## Start MATERIAL SHOWN

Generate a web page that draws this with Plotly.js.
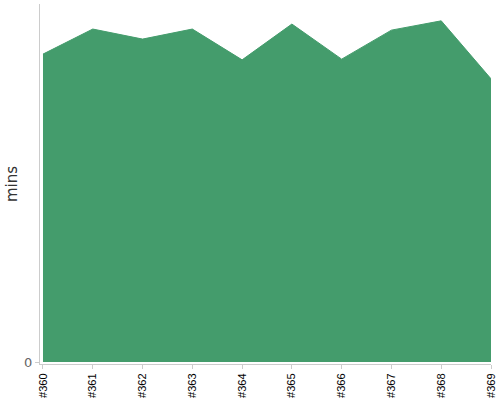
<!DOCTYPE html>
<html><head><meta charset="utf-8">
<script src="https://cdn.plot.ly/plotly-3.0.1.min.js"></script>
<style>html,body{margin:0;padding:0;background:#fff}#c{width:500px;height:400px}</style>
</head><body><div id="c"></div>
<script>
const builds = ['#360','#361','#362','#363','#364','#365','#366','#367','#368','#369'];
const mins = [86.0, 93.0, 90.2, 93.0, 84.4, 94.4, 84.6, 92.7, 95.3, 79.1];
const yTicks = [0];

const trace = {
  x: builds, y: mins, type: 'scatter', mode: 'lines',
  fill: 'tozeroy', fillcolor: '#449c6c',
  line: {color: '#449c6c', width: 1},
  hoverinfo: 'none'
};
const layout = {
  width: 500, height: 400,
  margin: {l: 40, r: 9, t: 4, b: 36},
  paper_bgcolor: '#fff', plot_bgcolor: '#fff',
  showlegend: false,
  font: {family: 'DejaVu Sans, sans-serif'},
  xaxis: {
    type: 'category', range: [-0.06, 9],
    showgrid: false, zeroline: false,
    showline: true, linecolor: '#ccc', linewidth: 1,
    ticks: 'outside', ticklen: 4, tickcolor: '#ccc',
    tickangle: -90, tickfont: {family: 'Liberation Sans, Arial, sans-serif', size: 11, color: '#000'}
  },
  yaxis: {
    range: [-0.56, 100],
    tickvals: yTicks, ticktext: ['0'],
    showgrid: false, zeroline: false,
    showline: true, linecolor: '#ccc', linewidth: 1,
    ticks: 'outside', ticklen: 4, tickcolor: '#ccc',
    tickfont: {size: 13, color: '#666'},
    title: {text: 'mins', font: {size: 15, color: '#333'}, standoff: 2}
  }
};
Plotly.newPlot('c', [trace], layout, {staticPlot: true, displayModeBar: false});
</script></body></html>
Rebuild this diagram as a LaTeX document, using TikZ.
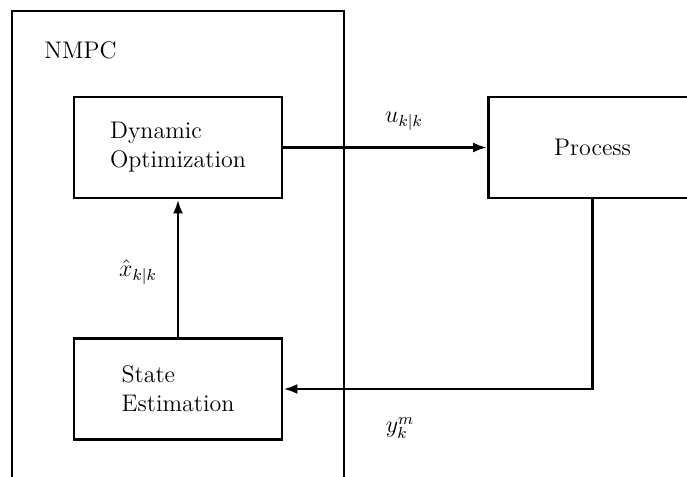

## End MATERIAL SHOWN

§ EXERCISE OBJECTIVE
Repeat every record above exactly, but leave out any pictures.

§ OUTPUT FOR THIS TASK
Generate a web page that draws this with Plotly.js.
<!DOCTYPE html>
<html><head><meta charset="utf-8">
<script src="https://cdn.plot.ly/plotly-3.0.1.min.js"></script>
<style>html,body{margin:0;padding:0;background:#fff}#c{width:500px;height:400px}</style>
</head><body><div id="c"></div>
<script>
const builds = ['#360','#361','#362','#363','#364','#365','#366','#367','#368','#369'];
const mins = [86.0, 93.0, 90.2, 93.0, 84.4, 94.4, 84.6, 92.7, 95.3, 79.1];
const yTicks = [0];

const trace = {
  x: builds, y: mins, type: 'scatter', mode: 'lines',
  fill: 'tozeroy', fillcolor: '#449c6c',
  line: {color: '#449c6c', width: 1},
  hoverinfo: 'none'
};
const layout = {
  width: 500, height: 400,
  margin: {l: 40, r: 9, t: 4, b: 36},
  paper_bgcolor: '#fff', plot_bgcolor: '#fff',
  showlegend: false,
  font: {family: 'DejaVu Sans, sans-serif'},
  xaxis: {
    type: 'category', range: [-0.06, 9],
    showgrid: false, zeroline: false,
    showline: true, linecolor: '#ccc', linewidth: 1,
    ticks: 'outside', ticklen: 4, tickcolor: '#ccc',
    tickangle: -90, tickfont: {family: 'Liberation Sans, Arial, sans-serif', size: 11, color: '#000'}
  },
  yaxis: {
    range: [-0.56, 100],
    tickvals: yTicks, ticktext: ['0'],
    showgrid: false, zeroline: false,
    showline: true, linecolor: '#ccc', linewidth: 1,
    ticks: 'outside', ticklen: 4, tickcolor: '#ccc',
    tickfont: {size: 13, color: '#666'},
    title: {text: 'mins', font: {size: 15, color: '#333'}, standoff: 2}
  }
};
Plotly.newPlot('c', [trace], layout, {staticPlot: true, displayModeBar: false});
</script></body></html>
Rebuild this diagram as a LaTeX document, using TikZ.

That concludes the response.